▸ Exercise details
Work through the entries below and report how many lines include "this". The number alone is the answer.

▸ Material shown
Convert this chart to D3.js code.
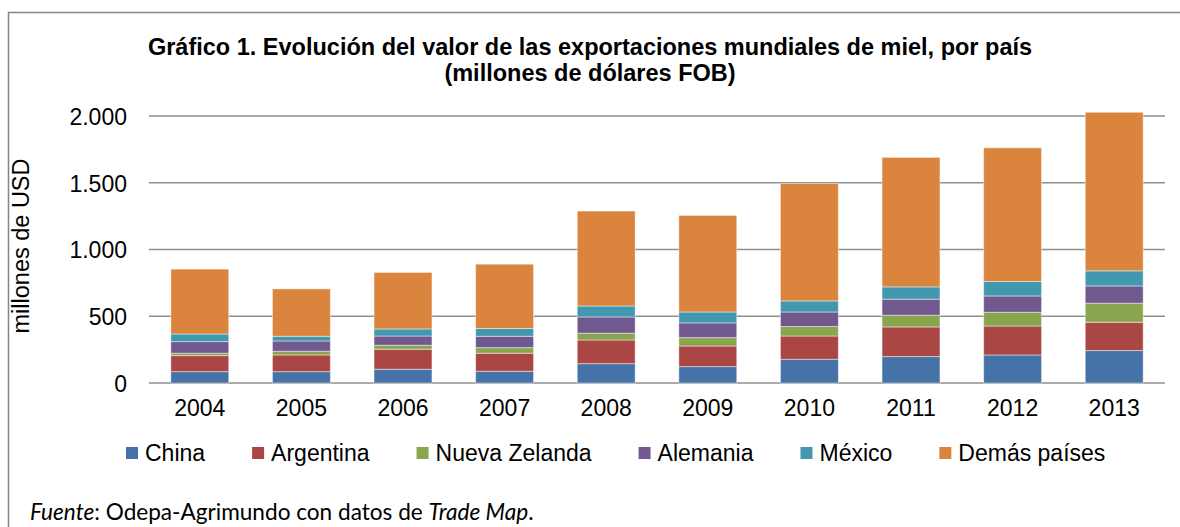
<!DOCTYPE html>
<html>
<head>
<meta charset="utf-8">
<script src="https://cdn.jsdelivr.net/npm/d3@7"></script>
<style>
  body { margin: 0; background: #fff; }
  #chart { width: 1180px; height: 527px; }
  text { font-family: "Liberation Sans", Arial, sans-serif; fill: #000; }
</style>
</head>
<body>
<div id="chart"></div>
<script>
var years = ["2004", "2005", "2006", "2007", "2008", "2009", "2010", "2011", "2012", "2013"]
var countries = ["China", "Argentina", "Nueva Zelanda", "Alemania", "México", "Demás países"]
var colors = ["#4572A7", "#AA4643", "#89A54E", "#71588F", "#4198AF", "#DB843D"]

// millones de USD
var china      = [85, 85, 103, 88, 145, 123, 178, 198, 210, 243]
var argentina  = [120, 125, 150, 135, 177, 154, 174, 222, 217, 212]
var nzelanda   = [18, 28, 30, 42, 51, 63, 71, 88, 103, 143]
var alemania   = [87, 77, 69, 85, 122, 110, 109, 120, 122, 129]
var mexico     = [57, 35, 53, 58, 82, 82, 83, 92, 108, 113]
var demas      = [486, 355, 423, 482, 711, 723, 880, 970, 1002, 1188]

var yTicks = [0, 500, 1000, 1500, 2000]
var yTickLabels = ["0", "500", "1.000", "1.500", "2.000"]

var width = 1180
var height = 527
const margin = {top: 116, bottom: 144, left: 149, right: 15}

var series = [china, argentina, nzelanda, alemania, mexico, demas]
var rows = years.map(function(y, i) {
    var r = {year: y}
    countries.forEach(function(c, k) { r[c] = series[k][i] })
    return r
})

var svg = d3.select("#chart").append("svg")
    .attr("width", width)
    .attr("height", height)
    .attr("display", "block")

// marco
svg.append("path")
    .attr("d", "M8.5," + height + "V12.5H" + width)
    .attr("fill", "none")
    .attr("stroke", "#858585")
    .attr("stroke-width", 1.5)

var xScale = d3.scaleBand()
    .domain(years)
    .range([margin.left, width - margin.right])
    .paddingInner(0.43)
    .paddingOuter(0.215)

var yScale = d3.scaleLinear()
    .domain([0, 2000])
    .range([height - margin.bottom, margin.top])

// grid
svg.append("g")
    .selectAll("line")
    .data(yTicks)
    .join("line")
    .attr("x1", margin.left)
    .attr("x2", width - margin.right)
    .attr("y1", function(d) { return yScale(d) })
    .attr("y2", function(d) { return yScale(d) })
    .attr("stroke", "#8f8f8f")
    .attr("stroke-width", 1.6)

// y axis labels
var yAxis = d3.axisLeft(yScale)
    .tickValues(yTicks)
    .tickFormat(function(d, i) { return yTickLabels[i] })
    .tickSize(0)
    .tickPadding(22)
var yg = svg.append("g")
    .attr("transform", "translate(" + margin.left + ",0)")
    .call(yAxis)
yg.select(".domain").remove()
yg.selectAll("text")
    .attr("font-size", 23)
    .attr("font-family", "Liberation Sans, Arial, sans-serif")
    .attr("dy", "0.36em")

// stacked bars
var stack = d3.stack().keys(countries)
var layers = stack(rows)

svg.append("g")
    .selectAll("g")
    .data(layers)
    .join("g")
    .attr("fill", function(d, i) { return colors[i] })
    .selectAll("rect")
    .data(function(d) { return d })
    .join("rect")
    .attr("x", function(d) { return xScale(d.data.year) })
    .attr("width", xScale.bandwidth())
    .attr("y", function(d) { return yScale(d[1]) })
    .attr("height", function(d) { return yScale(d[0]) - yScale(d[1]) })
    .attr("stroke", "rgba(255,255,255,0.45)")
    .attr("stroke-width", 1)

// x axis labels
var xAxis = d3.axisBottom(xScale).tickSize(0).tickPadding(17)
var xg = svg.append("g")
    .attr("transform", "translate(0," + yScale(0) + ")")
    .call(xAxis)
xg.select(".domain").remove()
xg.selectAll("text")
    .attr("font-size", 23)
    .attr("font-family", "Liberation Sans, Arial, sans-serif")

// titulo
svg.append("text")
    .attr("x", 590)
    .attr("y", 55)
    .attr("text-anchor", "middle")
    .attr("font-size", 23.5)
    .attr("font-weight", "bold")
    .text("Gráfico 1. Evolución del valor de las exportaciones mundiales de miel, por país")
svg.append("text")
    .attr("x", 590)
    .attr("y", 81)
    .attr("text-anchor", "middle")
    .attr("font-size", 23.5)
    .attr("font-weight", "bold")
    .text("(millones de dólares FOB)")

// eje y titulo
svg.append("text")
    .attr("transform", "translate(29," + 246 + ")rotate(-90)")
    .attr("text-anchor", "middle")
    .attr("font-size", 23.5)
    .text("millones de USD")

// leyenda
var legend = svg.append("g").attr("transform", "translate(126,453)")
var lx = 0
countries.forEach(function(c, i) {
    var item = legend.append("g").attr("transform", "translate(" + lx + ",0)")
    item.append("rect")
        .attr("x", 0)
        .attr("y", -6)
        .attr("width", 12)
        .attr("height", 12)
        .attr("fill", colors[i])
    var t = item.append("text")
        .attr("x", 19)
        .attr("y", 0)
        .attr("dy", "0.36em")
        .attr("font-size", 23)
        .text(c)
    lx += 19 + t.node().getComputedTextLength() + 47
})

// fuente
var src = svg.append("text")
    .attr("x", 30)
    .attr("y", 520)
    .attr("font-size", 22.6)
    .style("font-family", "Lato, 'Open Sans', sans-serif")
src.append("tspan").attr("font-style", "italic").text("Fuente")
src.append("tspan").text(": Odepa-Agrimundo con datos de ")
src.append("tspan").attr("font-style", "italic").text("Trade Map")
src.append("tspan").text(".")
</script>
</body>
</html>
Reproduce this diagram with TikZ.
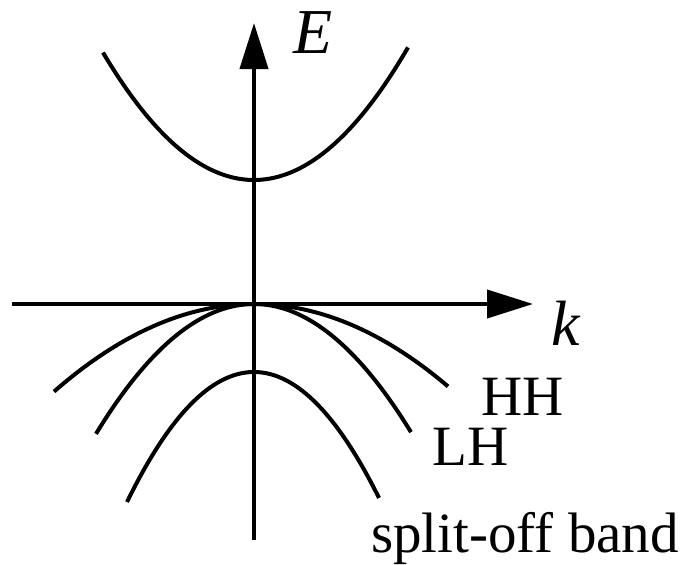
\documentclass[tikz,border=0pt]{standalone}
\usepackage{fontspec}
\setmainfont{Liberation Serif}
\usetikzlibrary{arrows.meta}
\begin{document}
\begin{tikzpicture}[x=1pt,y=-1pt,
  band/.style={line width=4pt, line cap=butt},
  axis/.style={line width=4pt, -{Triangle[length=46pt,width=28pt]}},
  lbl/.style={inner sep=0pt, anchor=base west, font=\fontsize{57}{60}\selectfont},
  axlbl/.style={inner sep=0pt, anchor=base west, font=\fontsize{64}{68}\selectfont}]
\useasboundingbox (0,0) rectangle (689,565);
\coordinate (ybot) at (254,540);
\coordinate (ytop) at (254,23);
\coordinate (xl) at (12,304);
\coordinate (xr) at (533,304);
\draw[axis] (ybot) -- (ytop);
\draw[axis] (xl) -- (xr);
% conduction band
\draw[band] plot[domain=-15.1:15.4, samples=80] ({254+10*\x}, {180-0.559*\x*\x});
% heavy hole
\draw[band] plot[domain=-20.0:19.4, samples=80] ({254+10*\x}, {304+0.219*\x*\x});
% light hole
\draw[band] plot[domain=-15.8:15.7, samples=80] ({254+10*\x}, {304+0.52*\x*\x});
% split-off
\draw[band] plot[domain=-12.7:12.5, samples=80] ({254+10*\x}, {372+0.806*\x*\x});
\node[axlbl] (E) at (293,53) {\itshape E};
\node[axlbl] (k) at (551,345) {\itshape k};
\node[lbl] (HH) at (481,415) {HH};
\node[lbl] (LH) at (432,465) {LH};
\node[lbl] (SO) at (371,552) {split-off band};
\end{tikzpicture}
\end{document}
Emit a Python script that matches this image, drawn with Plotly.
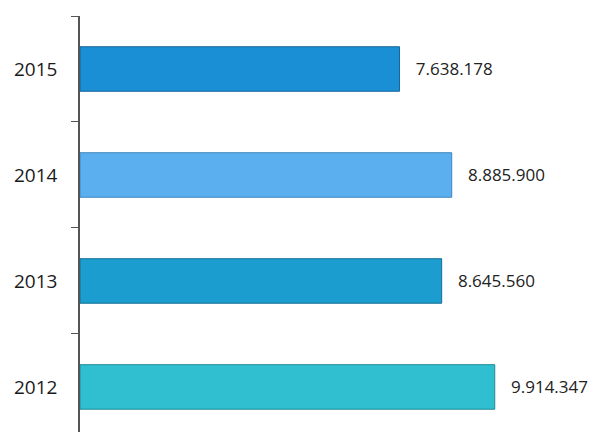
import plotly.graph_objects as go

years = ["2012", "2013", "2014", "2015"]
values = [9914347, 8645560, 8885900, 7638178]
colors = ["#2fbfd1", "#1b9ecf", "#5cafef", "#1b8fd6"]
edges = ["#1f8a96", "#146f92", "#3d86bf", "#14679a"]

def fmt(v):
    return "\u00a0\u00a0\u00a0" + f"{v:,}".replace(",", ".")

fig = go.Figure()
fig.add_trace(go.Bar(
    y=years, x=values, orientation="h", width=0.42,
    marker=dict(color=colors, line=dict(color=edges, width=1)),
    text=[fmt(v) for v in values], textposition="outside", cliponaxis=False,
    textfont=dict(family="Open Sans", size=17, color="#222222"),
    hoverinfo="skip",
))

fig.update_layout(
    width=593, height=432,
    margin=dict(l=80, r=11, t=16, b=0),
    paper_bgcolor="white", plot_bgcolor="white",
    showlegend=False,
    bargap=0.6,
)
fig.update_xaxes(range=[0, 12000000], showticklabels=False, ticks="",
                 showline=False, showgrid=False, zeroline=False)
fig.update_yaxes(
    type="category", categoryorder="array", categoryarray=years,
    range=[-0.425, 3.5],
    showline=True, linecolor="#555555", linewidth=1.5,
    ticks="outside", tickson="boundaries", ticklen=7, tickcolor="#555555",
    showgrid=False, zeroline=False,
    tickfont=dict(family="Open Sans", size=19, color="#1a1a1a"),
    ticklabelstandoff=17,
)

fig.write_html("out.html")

▸ Exercise solution
3